I’m also designing a quilt for Hoffman Challenge 2016 but the fabric isn’t yet available.  They have posted what they will be here.  I like the fabrics this year.  I wasn’t inspired by the choices for the past few years.  So I decided to make a 2016 quilt.

I like to work on two quilts in different phases at once so I can switch between them when I feel like throwing them out of the window.  This is an inevitable phase of making show quilts…I always have at least some point of time I need to leave it alone and work on something else just so I don’t take my scissors to it.  So since I can’t get started on the Hoffman Challenge quilt until the fabrics are available, I am also working on a couple of other quilt designs I have rumbling around in my head right now.  I’ll tell you about them later.

Additionally, this month I’m picking back up my work on two books I’m writing.  One of these is about 80 percent complete, and the other is outlined and I have the first chapter written.  Both require samples and pictures…so I am working on those also.

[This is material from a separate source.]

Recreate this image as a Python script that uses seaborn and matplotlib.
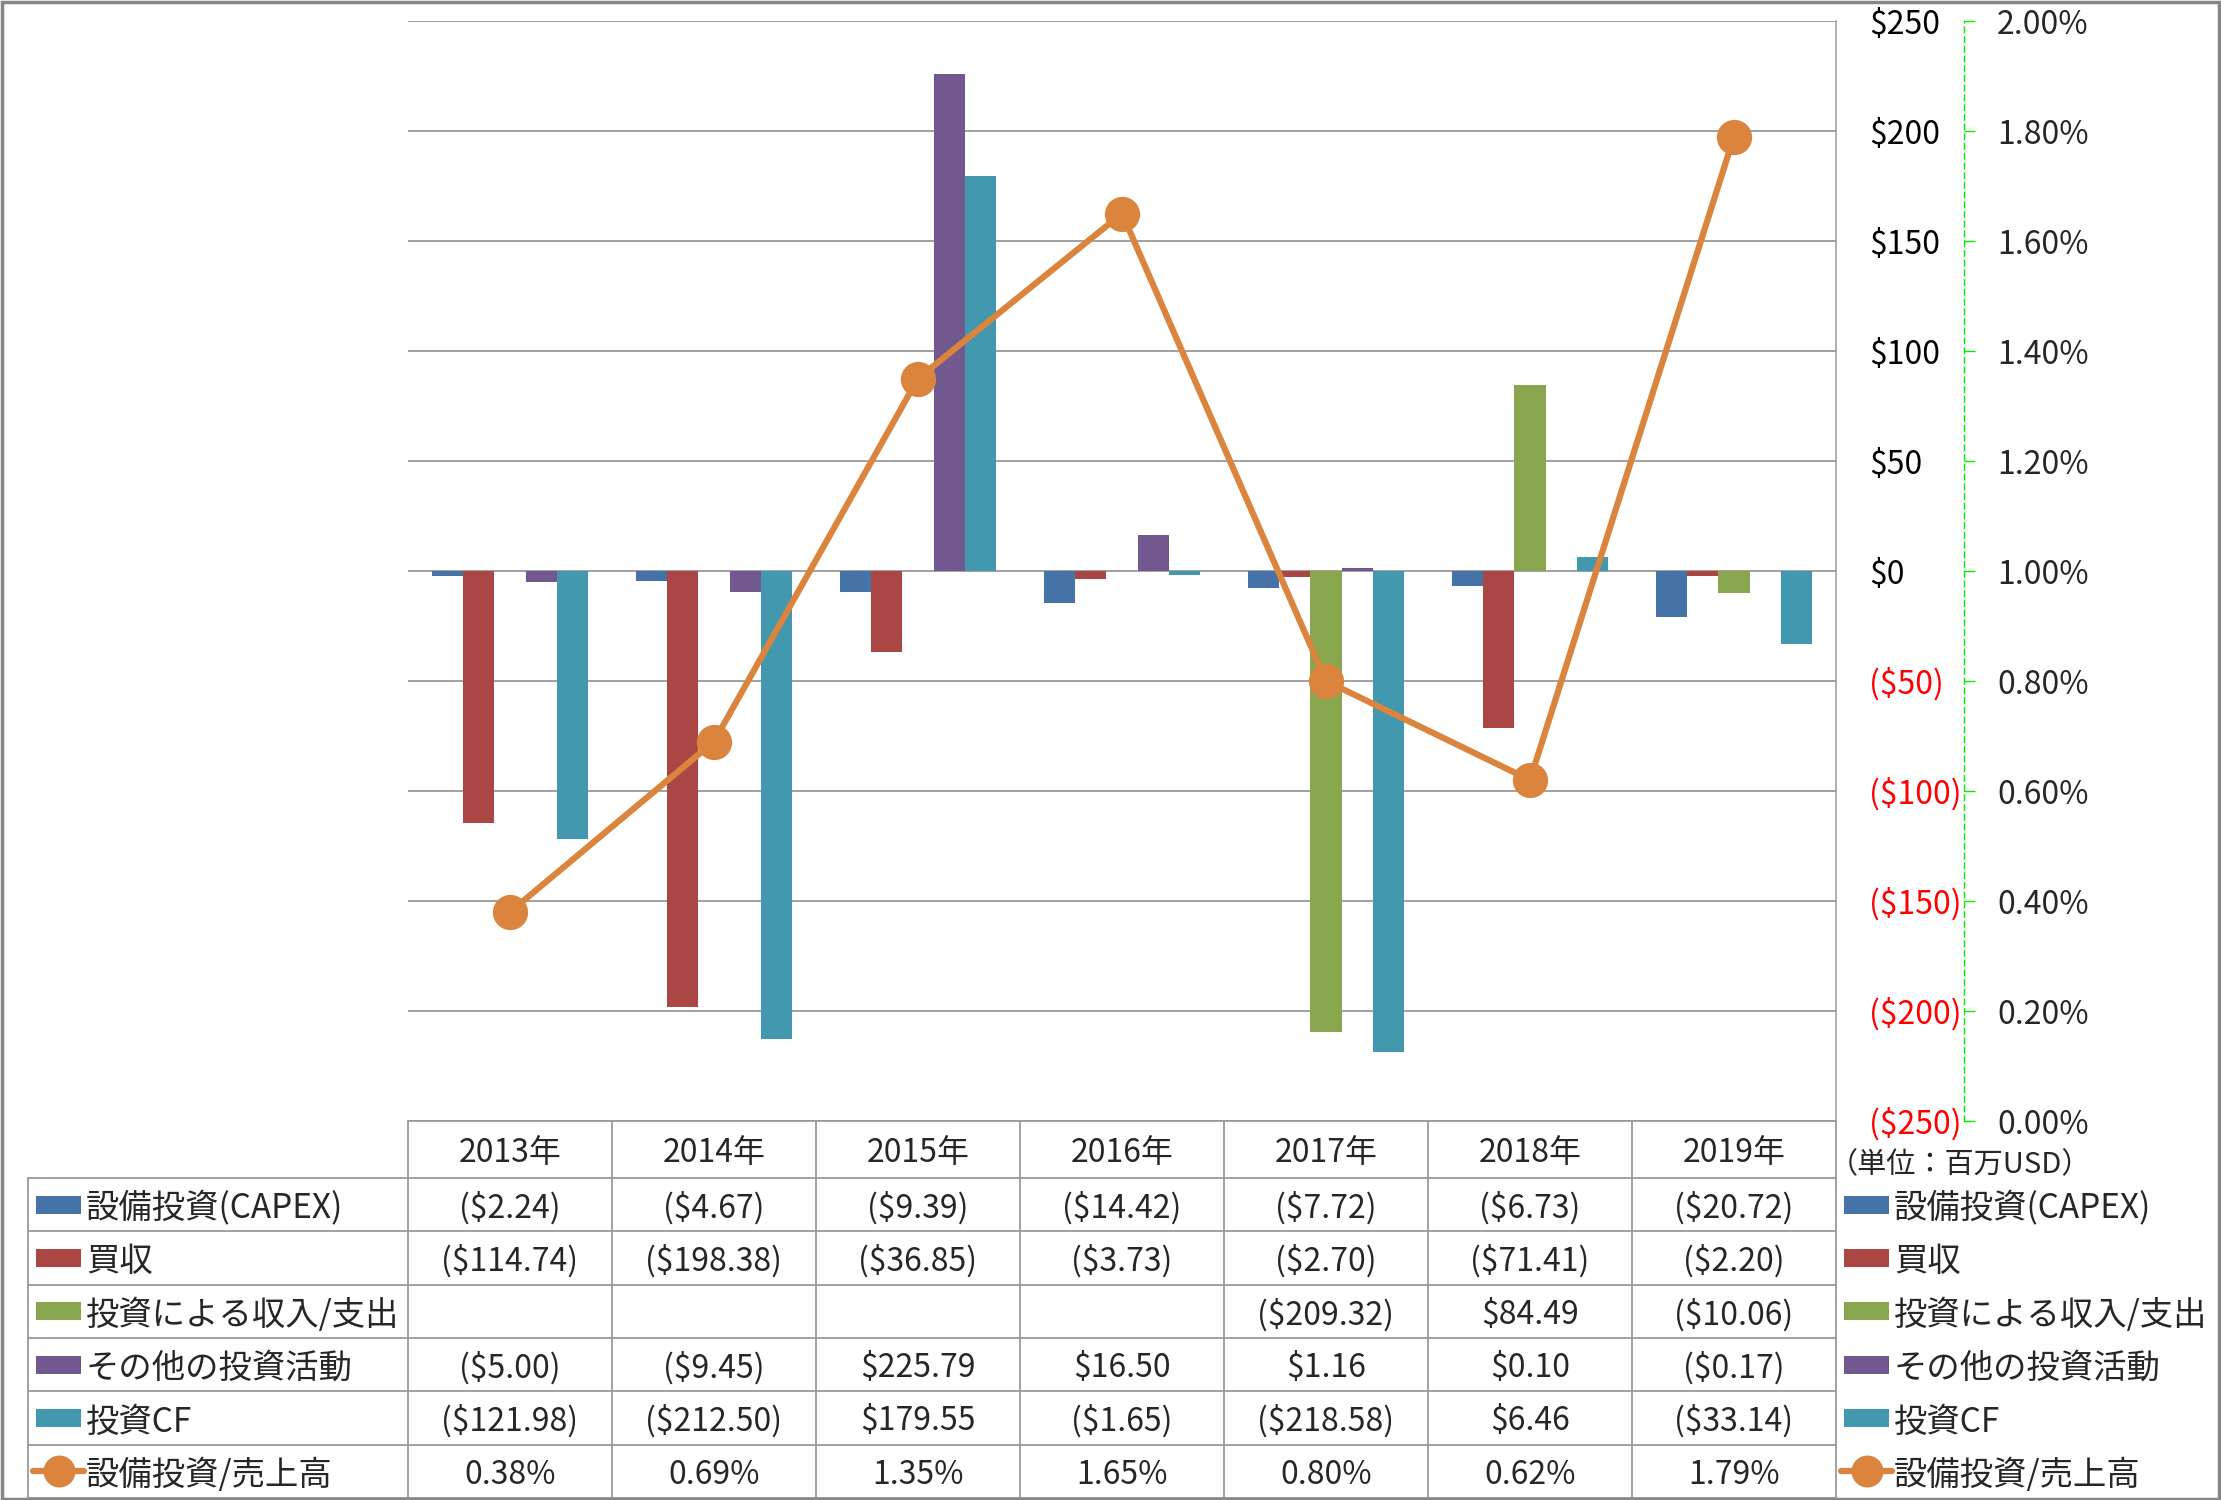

And finally, I am working on developing a couple of classes to teach locally.  I’ll let you know what those are and how they go when I get them further along.  I’m thinking machine applique for one, and domestic machine quilting for another, but they are very much in the early stages of just thinking about them at this point.  I have the location already worked out.

So happy National Sewing month everyone!  Learn a new technique, practice an old one, or teach someone to sew…your kid, your brother, your cat.  So happy everyone!